Ed's not scary

Ed Hoffman lives with schizophrenia.
in Arts, Civic, Health. Tags: Healthcare.

His afternoon routine is no different than yours or mine. He gets off work, enjoys a few puffs from a hand-rolled cigarette and a bit of sunshine in the backyard before dinner. Every week, Ed’s sister (and caregiver) takes him back to her nearby home, where he has his own room. He plays with his niece, and they have dinner together as a family.

Ed Hoffman lives with schizophrenia in a group home for adults with severe mental illness in Redwood City, Calif. “Community-centered treatment of schizophrenia allows Ed to lead a productive life outside the sheltered confines of a mental hospital,” according to Schizophrenia.com, a leading non-profit web community.

His living arrangement is different from most. A lot of communities still wrestle with health care policies based on debunked theories from the 1960s and ’70s that blame parents for causing their children to have schizophrenia.

“Approximately 1 percent of the population develops the chronic, severe and disabling brain disease during their lifetime – more than 2 million Americans suffer from the illness in a given year,” according to Schizophrenia.com.
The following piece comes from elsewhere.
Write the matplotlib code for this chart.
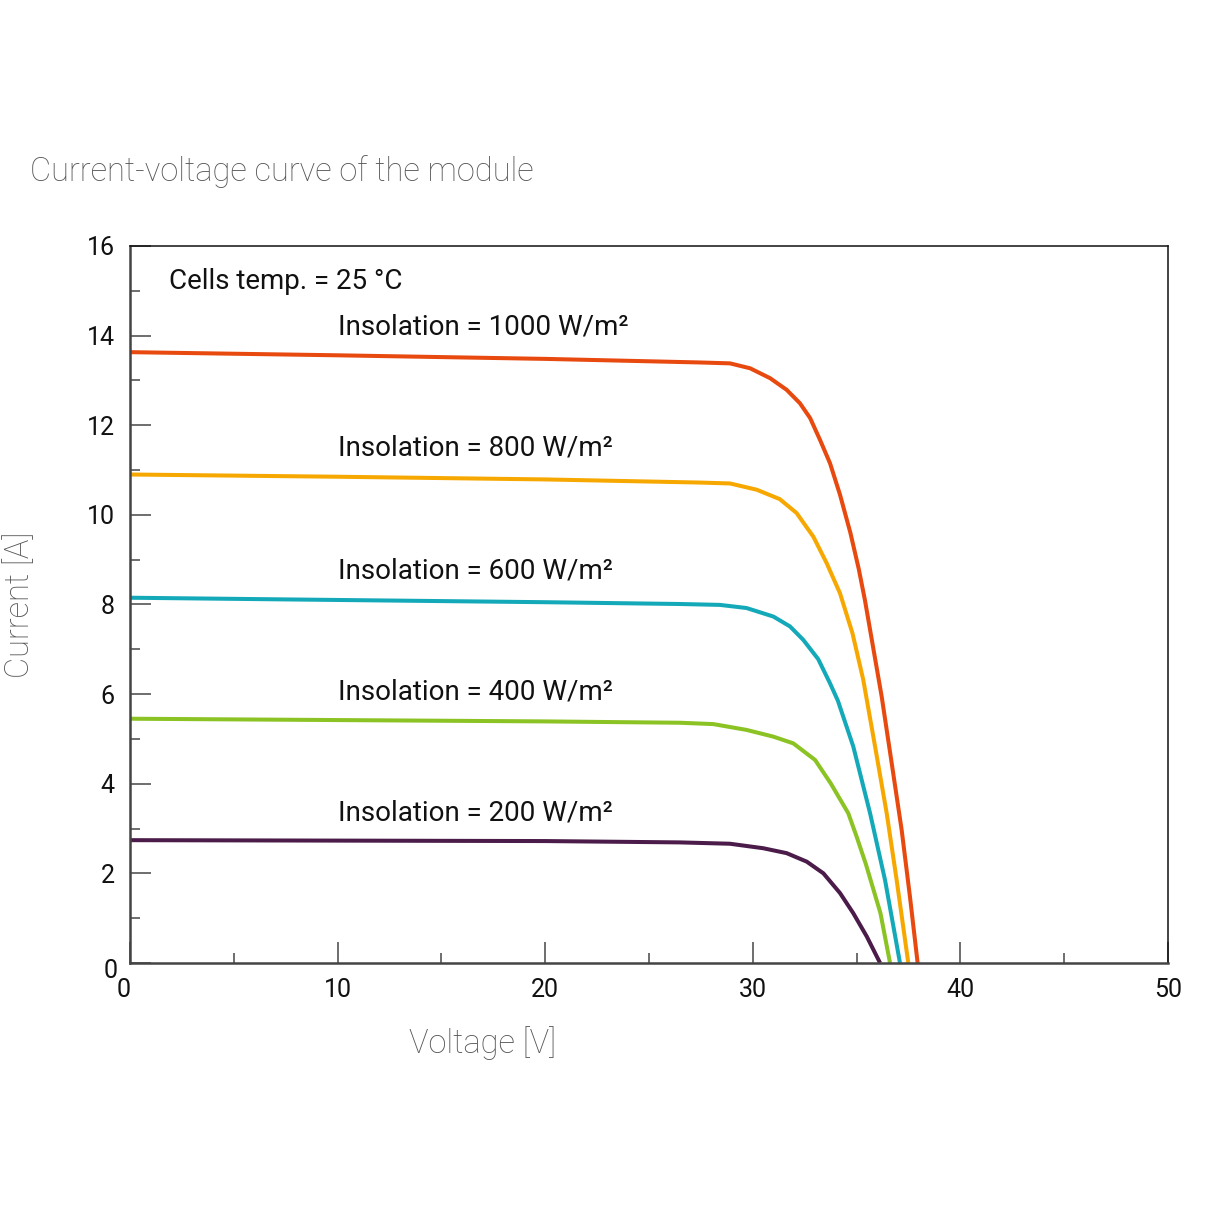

"At any given time, there are more people with untreated severe psychiatric illnesses living on America’s streets than are receiving care in hospitals," Treatment Advocacy Center says. Worst yet, our nation’s jails provide psychiatric treatment for more people than hospitals.

“Why have our nation’s streets and jails become de facto homes and treatment centers for people with these brain disorders?” asks Katie Cadigan, an award-winning documentary filmmaker.

When Medicine Got It Wrong documents Ed’s story – which reveals the origins of the tragic state of mental health care today.

Ed started developing symptoms when he was a young teenager in the 1970s. The disorder often appears earlier in men, usually in the late teens or early twenties.

He became so ill in high school that he was sent to Napa State Hospital, where he spent his junior and senior years. “His parents were advised not to visit him too much so that he could ‘bond’ with the treatment team,” said Cadigan, the film's producer. “The underlying assumption: Fran and Tony Hoffman must have done something to cause their son to develop paranoid schizophrenia.”

Fran and Tony ignored that advice.

Tony teamed up with a small group of parents who became the first in the nation to publicly refuse blame for their children’s mental illness.

When Medicine Got It Wrong shows how Parents of Adult Schizophrenics launched one of the fastest growing grassroots movements the nation had seen to date, ushering in an era of dramatic advances in understanding, treatment and brain research,” Cadigan said.

These parents waged their battles in an era when mental hospitals were shutting down. The most severely ill patients were turned over with the promise of community care -- which never materialized.

In a 1978 testimony before the California State Legislature, Tony said, “You could not run a business on the organizational and management structure of the mental health system.”

“This topic is in my bones," Cadigan said. "My brother, John, developed schizophrenia over 15 years ago and our family plunged with him into the vastly misunderstood world of severe mental illnesses. Our best guides along the way towards his recovery were not medical personnel, but rather other families who also had loved ones navigating our nation’s mental health system.”

When Medicine Got it Wrong, a co-production with ITVS and KQED, is produced and directed by Katie Cadigan and Laura Murray. The documentary was recently showcased at the 2007 Independent Feature Project’s work-in-progress market. Cadigan’s most recent feature documentary, HBO/Cinemax’s People Say I’m Crazy, won international acclaim and broke ground as the first film on schizophrenia ever photographed by a person with the illness.